Arrumando o embornal

Estou arrumando o embornal para uns dias nos states. Cueca, meia, rapadura, garrafa com areias coloridas de Tibau, bomba de asma abastecida com oxigênio do Sítio Mororó, fotos das crianças e outros petrechos essenciais para quem deseja ganhar o mundo sem morrer de saudade.

Pretendo rever amigos em Wenatchee, cidade encravada no Estado de Washington, lamentando a ausência de um deles cujo coração, de muito ocupado em distribuir amor e generosidade, esqueceu-se das próprias funções orgânicas, parando de bater terça-feira, 10 de maio de 2011.

Mencionei-o em crônica que escrevi de lá, Karl Ohler, o “pai americano” de Samara e, por consequência, meu sogro postiço. A Expressão aspada carece de explicação: quando jovens participam de intercâmbios em países estrangeiros, eles se incorporam às famílias que os hospedam.

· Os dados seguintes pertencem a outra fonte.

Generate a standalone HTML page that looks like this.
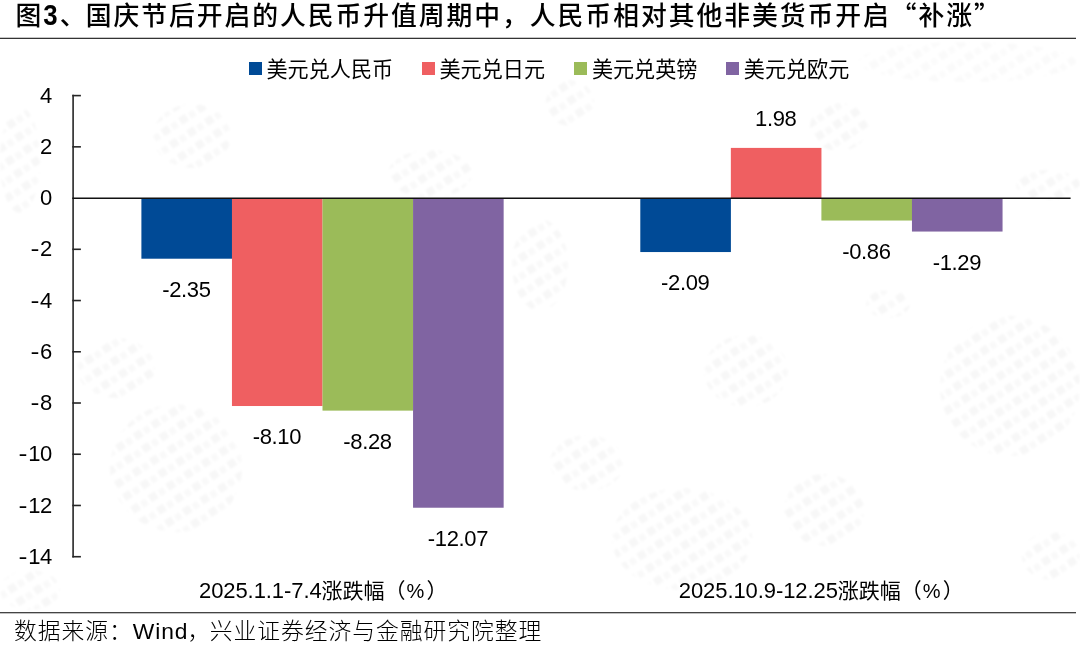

Minha companheira, que morou lá aos 17 anos, sempre o tratou com tal deferência. E eu também, desde a primeira vez que trocamos palavras por telefone, num drible ao inglês banguela que mastigo cabralinamente, como quem masca fonemas indo-europeus no idioma pedra de sertanejo.

Karen Ohler, a “mãe americana”, permanece entre nós. Quando a vi no inverno de 2006, ao descer do trem Amtrak que nos levou, a mim e a Samara, de Seatle até lá, lembrei-me de minha mãe. O porte físico, o olhar acolhedor, a assistência impecável para que nos sentíssemos em casa.

Curiosamente, Karl não era estadunidense por nascimento. Seu berço, aos 8 de fevereiro de 1952, foi Belícia, Croácia, de onde se mudou para Wenatchee com apenas sete anos. Brindamos com uma aguardente croata, de mais de 70 graus, com saudação apropriada. Algo como “Givili”!

O jornal da cidade de aproximadamente 40 mil habitantes, com tiragem de 40 mil exemplares, noticiou o falecimento: “Karl tinha aparência austera, mas todos que o conheciam podiam ver através dela. Ele era um homem honrado, excelente marido e pai, e uma pessoa maravilhosa”.

E prossegue informando sobre suas paixões, entre as quais as partidas de golfe e os pássaros. “Sua família incluía uma variedade de cinco papagaios”. No meio do texto, uma expressão que resume o caráter do ser humano: “Karl era amado por sua família e amigos”. Assino em baixo.

Bom, se um ônibus espacial de seis toneladas não atropelar o avião, voltarei logo para as bandas de cá, a rotina dos bares, dos pesares. Das alegrias, também, da família, do encontro com os leitores deste Canto de Página que às vezes fede, às vezes cheira, mas não ofende ninguém.